La ausencia de una corriente contradictoria del sistema capaz de darse organicidad política y la proliferación de los servicios secretos, de los ejércitos privados y del pistolerismo internacional multiplican las posibilidades de choque. Irak, Afganistán, los Balcanes, los países del Cáucaso, son el escenario donde hoy se dirimen los antagonismos determinados por la pretensión occidental, comandada por Estados Unidos, en el sentido de modelar otra vez el mundo a su modo. La presea en esta batalla son los recursos naturales, la posibilidad de continuar el saqueo del mundo y el posicionamiento estratégico para hacer irreversible esta situación. Ello conlleva un alto grado de anarquía en el sistema global y genera sospechas fundadas y temores acuciantes respecto de la posibilidad de un golpe preventivo, originado en cualquiera de las potencias que se sienten involucradas en la agitación desatada por el sistema. Si antes la izquierda habló de uno y muchos Vietnam como expediente para sacarnos de encima la explotación imperialista, ahora se puede pensar en la posibilidad de uno o muchos Sarajevo, en alusión al asesinato del archiduque Fernando, heredero del trono austrohúngaro, y de su esposa. Fue la chispa que dio lugar a la primera guerra mundial. En un mundo de competencia creciente, en el cual Alemania tendía a sentirse cercada, una operación de los servicios secretos serbios armó la mano de un joven estudiante que al accionar el gatillo disparó todos los resortes que accionaron la maquinaria de “la guerra preventiva”.

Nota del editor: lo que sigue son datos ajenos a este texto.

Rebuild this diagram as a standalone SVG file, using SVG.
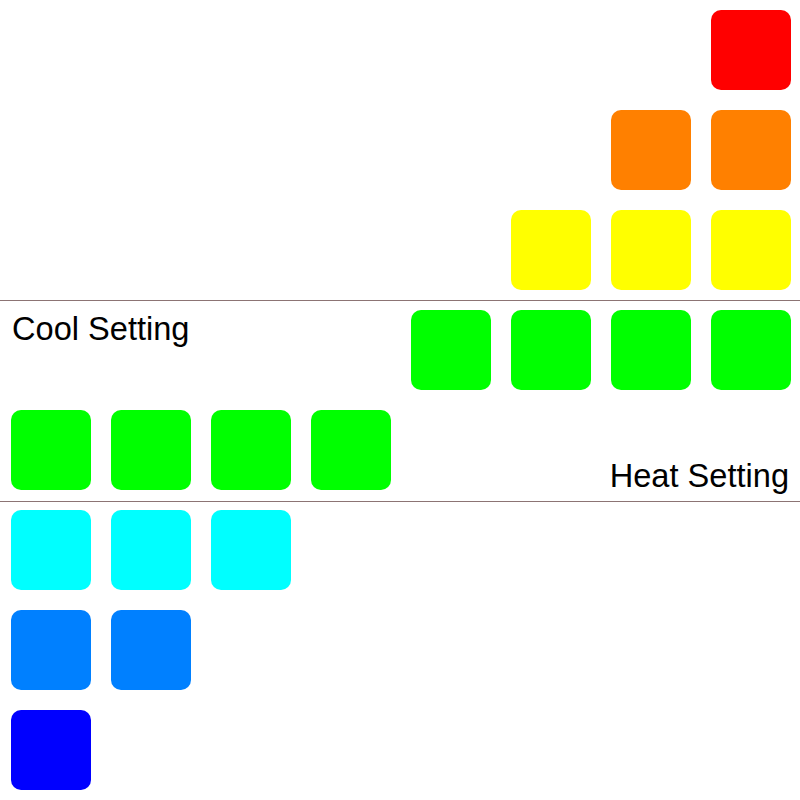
<svg xmlns="http://www.w3.org/2000/svg" width="800" height="800" viewBox="0 0 800 800">
<style>
.lbl{font-family:"Liberation Sans",Arial,sans-serif;font-size:32.6px;fill:#000}
.ln{stroke:#8c7474;stroke-width:1.2}
</style>
<rect width="800" height="800" fill="#fff"/>
<g id="connectors">
<line class="ln" x1="0" y1="300.5" x2="800" y2="300.5"/>
<line class="ln" x1="0" y1="501.5" x2="800" y2="501.5"/>
</g>
<g id="r0"><rect x="711" y="10" width="80" height="80" rx="10" fill="#ff0000"/></g>
<g id="r1" fill="#ff8000">
<rect x="611" y="110" width="80" height="80" rx="10"/>
<rect x="711" y="110" width="80" height="80" rx="10"/>
</g>
<g id="r2" fill="#ffff00">
<rect x="511" y="210" width="80" height="80" rx="10"/>
<rect x="611" y="210" width="80" height="80" rx="10"/>
<rect x="711" y="210" width="80" height="80" rx="10"/>
</g>
<g id="r3" fill="#00ff00">
<rect x="411" y="310" width="80" height="80" rx="10"/>
<rect x="511" y="310" width="80" height="80" rx="10"/>
<rect x="611" y="310" width="80" height="80" rx="10"/>
<rect x="711" y="310" width="80" height="80" rx="10"/>
</g>
<g id="r4" fill="#00ff00">
<rect x="11" y="410" width="80" height="80" rx="10"/>
<rect x="111" y="410" width="80" height="80" rx="10"/>
<rect x="211" y="410" width="80" height="80" rx="10"/>
<rect x="311" y="410" width="80" height="80" rx="10"/>
</g>
<g id="r5" fill="#00ffff">
<rect x="11" y="510" width="80" height="80" rx="10"/>
<rect x="111" y="510" width="80" height="80" rx="10"/>
<rect x="211" y="510" width="80" height="80" rx="10"/>
</g>
<g id="r6" fill="#0080ff">
<rect x="11" y="610" width="80" height="80" rx="10"/>
<rect x="111" y="610" width="80" height="80" rx="10"/>
</g>
<g id="r7" fill="#0000ff">
<rect x="11" y="710" width="80" height="80" rx="10"/>
</g>
<g id="cool"><text class="lbl" x="12" y="340">Cool Setting</text></g>
<g id="heat"><text class="lbl" x="789" y="487" text-anchor="end">Heat Setting</text></g>
</svg>
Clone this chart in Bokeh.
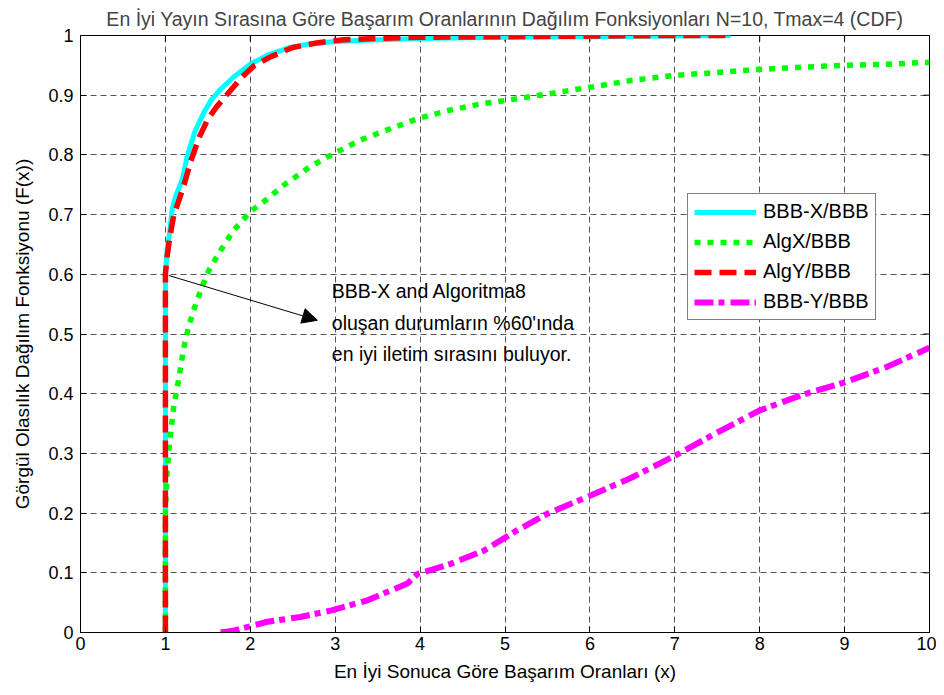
import math
from bokeh.plotting import figure
from bokeh.models import (FixedTicker, Range1d, Legend, LegendItem,
                          Arrow, NormalHead, Label)
from bokeh.embed import file_html
from bokeh.resources import INLINE

FONT = "Liberation Sans"

# ---------------- data ----------------
x_ticks = [0, 1, 2, 3, 4, 5, 6, 7, 8, 9, 10]
x_tick_labels = ["0", "1", "2", "3", "4", "5", "6", "7", "8", "9", "10"]
y_ticks = [0, 0.1, 0.2, 0.3, 0.4, 0.5, 0.6, 0.7, 0.8, 0.9, 1]
y_tick_labels = ["0", "0.1", "0.2", "0.3", "0.4", "0.5", "0.6", "0.7", "0.8", "0.9", "1"]

x_bbbx = [1, 1, 1.02, 1.05, 1.08, 1.12, 1.2, 1.26, 1.35, 1.45, 1.53, 1.65, 1.8, 2.0,
          2.2, 2.47, 2.7, 3.0, 3.5, 4.0, 5.0, 6.0, 7.0, 7.66]
y_bbbx = [0, 0.6, 0.64, 0.67, 0.71, 0.73, 0.76, 0.80, 0.84, 0.87, 0.89, 0.91, 0.93, 0.952,
          0.967, 0.98, 0.986, 0.99, 0.993, 0.995, 0.997, 0.998, 0.999, 1.0]

x_algx = [1.0, 1.0, 1.02, 1.05, 1.1, 1.16, 1.21, 1.27, 1.33, 1.42, 1.51, 1.65, 1.8, 2.0,
          2.18, 2.4, 2.7, 2.98, 3.3, 3.69, 4.0, 4.32, 4.7, 5.0, 5.5, 6.12, 6.5, 6.98,
          7.5, 7.97, 8.5, 8.99, 9.5, 10.0]
y_algx = [0.0, 0.2, 0.27, 0.32, 0.38, 0.427, 0.472, 0.51, 0.539, 0.575, 0.606, 0.64, 0.673,
          0.705, 0.724, 0.75, 0.78, 0.802, 0.825, 0.846, 0.862, 0.874, 0.885, 0.891, 0.902,
          0.916, 0.925, 0.933, 0.938, 0.943, 0.947, 0.95, 0.952, 0.955]

x_algy = [1, 1, 1.02, 1.05, 1.1, 1.15, 1.22, 1.3, 1.4, 1.5, 1.6, 1.75, 1.9, 2.05, 2.25,
          2.5, 2.8, 3.1, 3.5, 4.0, 5.0, 6.0, 7.0, 7.66]
y_algy = [0, 0.6, 0.63, 0.66, 0.7, 0.72, 0.75, 0.79, 0.83, 0.86, 0.88, 0.905, 0.93, 0.95,
          0.965, 0.98, 0.988, 0.993, 0.995, 0.997, 0.998, 0.999, 1.0, 1.0]

x_bbby = [1.65, 1.8, 1.96, 2.2, 2.59, 2.96, 3.38, 3.85, 3.97, 4.36, 4.75, 5.14, 5.5, 6.0,
          6.5, 7.0, 7.5, 8.0, 8.5, 9.0, 9.5, 10.0]
y_bbby = [0.0, 0.003, 0.009, 0.018, 0.026, 0.037, 0.054, 0.082, 0.098, 0.115, 0.137, 0.171,
          0.199, 0.229, 0.26, 0.296, 0.335, 0.372, 0.398, 0.419, 0.445, 0.477]

series_names = ["BBB-X/BBB", "AlgX/BBB", "AlgY/BBB", "BBB-Y/BBB"]

title_text = "En İyi Yayın Sırasına Göre Başarım Oranlarının Dağılım Fonksiyonları N=10, Tmax=4 (CDF)"
x_label = "En İyi Sonuca Göre Başarım Oranları (x)"
y_label = "Görgül Olasılık Dağılım Fonksiyonu (F(x))"
note_lines = "BBB-X and Algoritma8\noluşan durumların %60'ında\nen iyi iletim sırasını buluyor."
arrow_from = (1.04, 0.598)
arrow_to = (2.79, 0.523)
note_pos = (2.96, 0.59)

# ---------------- figure ----------------
p = figure(width=936, height=687, output_backend="svg", toolbar_location=None,
           x_range=Range1d(0, 10), y_range=Range1d(0, 1),
           min_border_left=80, min_border_right=7, min_border_top=35, min_border_bottom=55)
p.background_fill_color = "white"
p.border_fill_color = "white"
p.outline_line_color = "black"
p.outline_line_width = 1

p.title.text = title_text
p.title.align = "center"
p.title.text_font = FONT
p.title.text_font_size = "19.5px"
p.title.text_font_style = "normal"
p.title.standoff = 11

for ax in (p.xaxis[0], p.yaxis[0]):
    ax.major_tick_in = 6
    ax.major_tick_out = 0
    ax.minor_tick_line_color = None
    ax.axis_line_color = "black"
    ax.major_tick_line_color = "black"
    ax.major_label_text_font = FONT
    ax.major_label_text_font_size = "18px"
    ax.major_label_text_color = "black"
    ax.axis_label_text_font = FONT
    ax.axis_label_text_font_size = "19px"
    ax.axis_label_text_font_style = "normal"
    ax.axis_label_text_color = "black"

p.xaxis[0].ticker = FixedTicker(ticks=x_ticks)
p.xaxis[0].major_label_overrides = dict(zip(x_ticks, x_tick_labels))
p.xaxis[0].axis_label = x_label
p.xaxis[0].major_label_standoff = 4
p.xaxis[0].axis_label_standoff = 8

p.yaxis[0].ticker = FixedTicker(ticks=y_ticks)
p.yaxis[0].major_label_overrides = dict(zip(y_ticks, y_tick_labels))
p.yaxis[0].axis_label = y_label
p.yaxis[0].major_label_standoff = 7
p.yaxis[0].axis_label_standoff = 12

p.grid.grid_line_color = "#555555"
p.grid.grid_line_dash = "6 4"
p.grid.grid_line_width = 1
p.xgrid.ticker = FixedTicker(ticks=x_ticks)
p.ygrid.ticker = FixedTicker(ticks=y_ticks)

# inward ticks on the top and right edges of the box (half of each dash is clipped away)
p.scatter(x=x_ticks, y=[y_ticks[-1]] * len(x_ticks), marker="dash", size=12,
          angle=math.pi / 2, line_color="black", line_width=1)
p.scatter(x=[x_ticks[-1]] * len(y_ticks), y=y_ticks, marker="dash", size=12,
          line_color="black", line_width=1)

r1 = p.line(x_bbbx, y_bbbx, line_color="#00FFFF", line_width=5)
r2 = p.line(x_algx, y_algx, line_color="#00FF00", line_width=5.5, line_dash="6 7")
r3 = p.line(x_algy, y_algy, line_color="#FF0000", line_width=5.5, line_dash="17 8")
r4 = p.line(x_bbby, y_bbby, line_color="#FF00FF", line_width=6, line_dash="19 5 6 6")

legend = Legend(items=[LegendItem(label=n, renderers=[r]) for n, r in
                       zip(series_names, [r1, r2, r3, r4])],
                location=(607, 312))
legend.label_text_font = FONT
legend.label_text_font_size = "20px"
legend.label_text_color = "black"
legend.border_line_color = "black"
legend.border_line_width = 1
legend.background_fill_color = "white"
legend.background_fill_alpha = 1
legend.glyph_width = 62
legend.glyph_height = 20
legend.label_height = 20
legend.label_standoff = 7
legend.spacing = 7
legend.padding = 6
legend.margin = 0
p.add_layout(legend, "center")

p.add_layout(Arrow(end=NormalHead(size=15, fill_color="black", line_color="black"),
                   x_start=arrow_from[0], y_start=arrow_from[1],
                   x_end=arrow_to[0], y_end=arrow_to[1],
                   line_color="black", line_width=1))
p.add_layout(Label(x=note_pos[0], y=note_pos[1], text=note_lines, text_font=FONT,
                   text_font_size="19.5px", text_color="black", text_baseline="top",
                   text_line_height=1.42))

open("out.html", "w").write(file_html(p, INLINE))
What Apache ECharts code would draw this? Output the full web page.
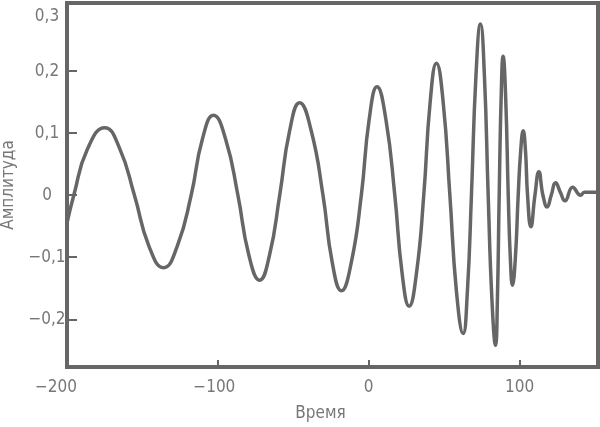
<!DOCTYPE html>
<html><head><meta charset="utf-8">
<script src="https://cdn.jsdelivr.net/npm/echarts@6/dist/echarts.min.js"></script>
<style>html,body{margin:0;padding:0;background:#fff}#c{width:600px;height:427px}</style>
</head><body><div id="c"></div>
<script>
const timeValues = [-200, -195.5, -186.5, -175, -165.2, -155.3, -145.7, -136, -126.9, -117.7, -110.3, -102.9, -94.8, -86.7, -79.5, -72.3, -65.7, -59, -52.4, -45.8, -38.1, -30.3, -24.2, -18.1, -11.5, -4.9, 0.3, 5.5, 11.4, 17.3, 22.1, 26.8, 31.7, 36.5, 40.7, 44.9, 49.4, 53.8, 58.2, 62.6, 65.4, 68.1, 71.1, 74.1, 76.7, 79.2, 81.7, 84.1, 85.3, 86.5, 87.8, 89.1, 90.8, 92.5, 93.9, 95.3, 97.2, 99.1, 100.8, 102.4, 103.9, 105.3, 107.5, 110.2, 112.8, 115.5, 118.3, 121, 123.9, 127, 130.1, 135.2, 140.5, 143, 152];
const amplitudeValues = [-0.045, 0, 0.074, 0.109, 0.076, 0, -0.082, -0.117, -0.082, 0, 0.090, 0.129, 0.090, 0, -0.096, -0.137, -0.096, 0, 0.104, 0.149, 0.104, 0, -0.108, -0.154, -0.108, 0, 0.122, 0.175, 0.122, 0, -0.125, -0.179, -0.125, 0, 0.149, 0.213, 0.149, 0, -0.156, -0.223, -0.156, 0, 0.193, 0.276, 0.193, 0, -0.169, -0.242, -0.169, 0, 0.157, 0.224, 0.157, 0, -0.102, -0.145, -0.102, 0, 0.073, 0.104, 0.073, 0, -0.051, 0, 0.038, 0, -0.019, 0, 0.020, 0.005, -0.009, 0.013, 0.0, 0.005, 0.005];
const xTickValues = [-200, -100, 0, 100];
const xTickMarks = [-100, 0, 100];
const yTickValues = [-0.2, -0.1, 0, 0.1, 0.2, 0.3];
const yTickMarks = [-0.2, -0.1, 0, 0.1, 0.2];
const xName = 'Время';
const yName = 'Амплитуда';

const FONT = '"DejaVu Sans Condensed", "Liberation Sans Narrow", sans-serif';
const INK = '#666666';
const TXT = '#777777';

function fmt(v) {
  if (Math.abs(v) < 1e-9) return '0';
  let s = Number.isInteger(v) ? String(Math.abs(v)) : Math.abs(v).toFixed(1).replace('.', ',');
  return (v < 0 ? '\u2212' : '') + s;
}

const data = timeValues.map((t, i) => [t, amplitudeValues[i]]);

const chart = echarts.init(document.getElementById('c'), null, {renderer: 'canvas'});
chart.setOption({
  animation: false,
  backgroundColor: '#ffffff',
  grid: {left: 67, right: 2, top: 3, bottom: 60, containLabel: false, outerBoundsMode: 'none',
         show: true, borderColor: INK, borderWidth: 4, backgroundColor: 'transparent'},
  xAxis: {
    type: 'value', min: -200, max: 152,
    name: xName, nameLocation: 'middle', nameGap: 38,
    nameTextStyle: {fontFamily: FONT, fontSize: 17, color: TXT, padding: [0, 24, 0, 0]},
    axisLine: {show: false, onZero: false},
    splitLine: {show: false},
    axisTick: {show: true, inside: true, length: 7, lineStyle: {color: INK, width: 2}, customValues: xTickMarks},
    axisLabel: {
      customValues: xTickValues, margin: 12, fontFamily: FONT, fontSize: 17, color: TXT,
      formatter: function (v) {
        if (v === -200) return '{a|' + fmt(v) + '}';
        if (v < 0) return '{b|' + fmt(v) + '}';
        return fmt(v);
      },
      rich: {
        a: {fontFamily: FONT, fontSize: 17, color: TXT, padding: [0, 22, 0, 0]},
        b: {fontFamily: FONT, fontSize: 17, color: TXT, padding: [0, 7, 0, 0]}
      }
    }
  },
  yAxis: {
    type: 'value', min: -0.277, max: 0.31,
    name: yName, nameLocation: 'middle', nameGap: 42,
    nameTextStyle: {fontFamily: FONT, fontSize: 17, color: TXT},
    axisLine: {show: false, onZero: false},
    splitLine: {show: false},
    axisTick: {show: true, inside: true, length: 10, lineStyle: {color: INK, width: 2}, customValues: yTickMarks},
    axisLabel: {
      customValues: yTickValues, margin: 20, align: 'center', fontFamily: FONT, fontSize: 17, color: TXT,
      formatter: function (v) { return v > 0.25 ? '{t|' + fmt(v) + '}' : fmt(v); },
      rich: {t: {fontFamily: FONT, fontSize: 17, color: TXT, padding: [14, 0, 0, 0]}}
    }
  },
  series: [{
    type: 'line', data: data, smooth: 0.5, showSymbol: false,
    lineStyle: {color: INK, width: 3.5}
  }]
});
</script></body></html>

Las diferencias que reconoce la crisis actual con la de 1929 son flagrantes, por lo tanto.
Pero no por eso menos peligrosas. La necesidad de reconstituir una capacidad de respuesta a la marcha hacia el abismo que nos promete el sistema es urgente. Un retorno a los conceptos del socialismo revolucionario es imperativo, claro que adecuándolo a las experiencias vividas y a la necesidad de no repetir viejos errores. Estos se cometerán, seguramente, pues son inseparables del accionar del hombre sobre los datos de la realidad; pero al menos podemos intentar que no sean los mismos.
[1] Tanto la Unión Soviética como la China popular, para no hablar de los movimientos independentistas de las colonias y semicolonias, hubieron de afrontar una hostilidad implacable de parte de Occidente, cosa que deformó profundamente sus posibilidades de evolución y las constriñó a un desmesurado esfuerzo militar. Más allá de las alegaciones, veraces, en el sentido de que el comunismo portaba en su seno un componente autoritario, es hipócrita referir tan sólo a este los excesos y bestialidades cometidos en el seno de esas sociedades, sin hacer alusión a la presión externa y al atraso en que esas sociedades vivían, atraso inducido también por las condiciones en que hubieron de llegar a una Era Moderna propulsada y aprovechada por los países que primero se adueñaron de los resortes del progreso tecnológico y que no vacilaron en ponerlos al servicio de políticas de saqueo que se cebaron en las culturas en retardo, con una ferocidad mayor aun que la que suscitaría su rechazo después de siglos de expoliación.